A long time ago, I learned that I could make the annual Christmas wish list tradition a lot of fun if I got the focus off of gifts and onto values...
First, I picked a date for hot cocoa and wish lists. I set the counter up as I might for a craft project by putting out pencils, erasers, colored markers, catalogs, whole punches, etc.
Second, I showed each of the kids how to start a letter to Santa.
Third, I let the kids draft out their long lists of wishes. They could put anything (and as many things as) they wanted on their lists - no editing or shoulds allowed from mom.
The lists were very long and included big deals such as Guinea Pigs, slide projectors, new bicycles and skateboards, as well as little deals such as lip gloss and candy.
Finally, and this is the magical part, I asked them to take their long lists and to choose something for their head, (books or knowledge-based learning), something for their heart (an animal to love, athletic equipment), something for their hands (yarn for knitting, blocks, or projects to build and cook), and something for our home (a family game, a supply of fancy paper, new pastels).
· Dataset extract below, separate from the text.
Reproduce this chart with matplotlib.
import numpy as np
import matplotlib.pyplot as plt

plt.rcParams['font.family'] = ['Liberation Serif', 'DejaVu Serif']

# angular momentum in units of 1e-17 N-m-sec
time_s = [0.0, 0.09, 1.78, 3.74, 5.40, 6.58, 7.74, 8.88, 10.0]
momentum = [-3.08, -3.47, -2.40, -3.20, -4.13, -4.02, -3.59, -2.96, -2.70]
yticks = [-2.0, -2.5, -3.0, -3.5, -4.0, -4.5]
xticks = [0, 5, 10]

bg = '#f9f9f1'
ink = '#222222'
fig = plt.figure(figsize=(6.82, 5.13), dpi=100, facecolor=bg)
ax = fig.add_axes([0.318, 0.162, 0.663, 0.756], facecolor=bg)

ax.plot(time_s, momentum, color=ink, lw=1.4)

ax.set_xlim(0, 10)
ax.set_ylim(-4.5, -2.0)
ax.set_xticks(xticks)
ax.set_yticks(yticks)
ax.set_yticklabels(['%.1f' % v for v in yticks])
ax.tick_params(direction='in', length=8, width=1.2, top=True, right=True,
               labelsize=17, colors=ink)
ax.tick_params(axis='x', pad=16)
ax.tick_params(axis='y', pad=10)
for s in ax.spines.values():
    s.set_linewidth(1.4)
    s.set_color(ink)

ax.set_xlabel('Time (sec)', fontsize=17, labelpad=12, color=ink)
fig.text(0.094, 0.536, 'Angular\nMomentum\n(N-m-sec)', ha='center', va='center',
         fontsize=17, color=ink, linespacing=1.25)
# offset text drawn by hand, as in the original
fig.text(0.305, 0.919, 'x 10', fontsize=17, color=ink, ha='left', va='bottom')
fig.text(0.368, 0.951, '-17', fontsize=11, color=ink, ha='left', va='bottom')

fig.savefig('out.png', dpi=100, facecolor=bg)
As the children made trade-offs, I talked to them about balance and about happiness being a sign of a person using many of his or her gifts throughout a lifetime. They seemed to understand the connection, but expect a lot of discussion, negotiation, even some disappointments...
Finally, they wrote up their edited lists on a fresh piece of paper to Santa and decorated it. If there was anything either of them felt really strongly about including (in addition to the 4-Hs), we would just keep talking about it. I even asked them to add one wish for someone else . . . to integrate the idea of charitable giving.
This approach to how to make a Christmas wish list takes time and some thought. But it can help ease the blind consumerism the tradition can bring ... while transforming it into a mini plan.
I like that the kids are learning simple consciousness about their wishes, something I still practice myself. And while they won't get everything on their lists, they deal with the disappointments before Christmas morning. That makes "a little room" for the spirit of Christmas to come in.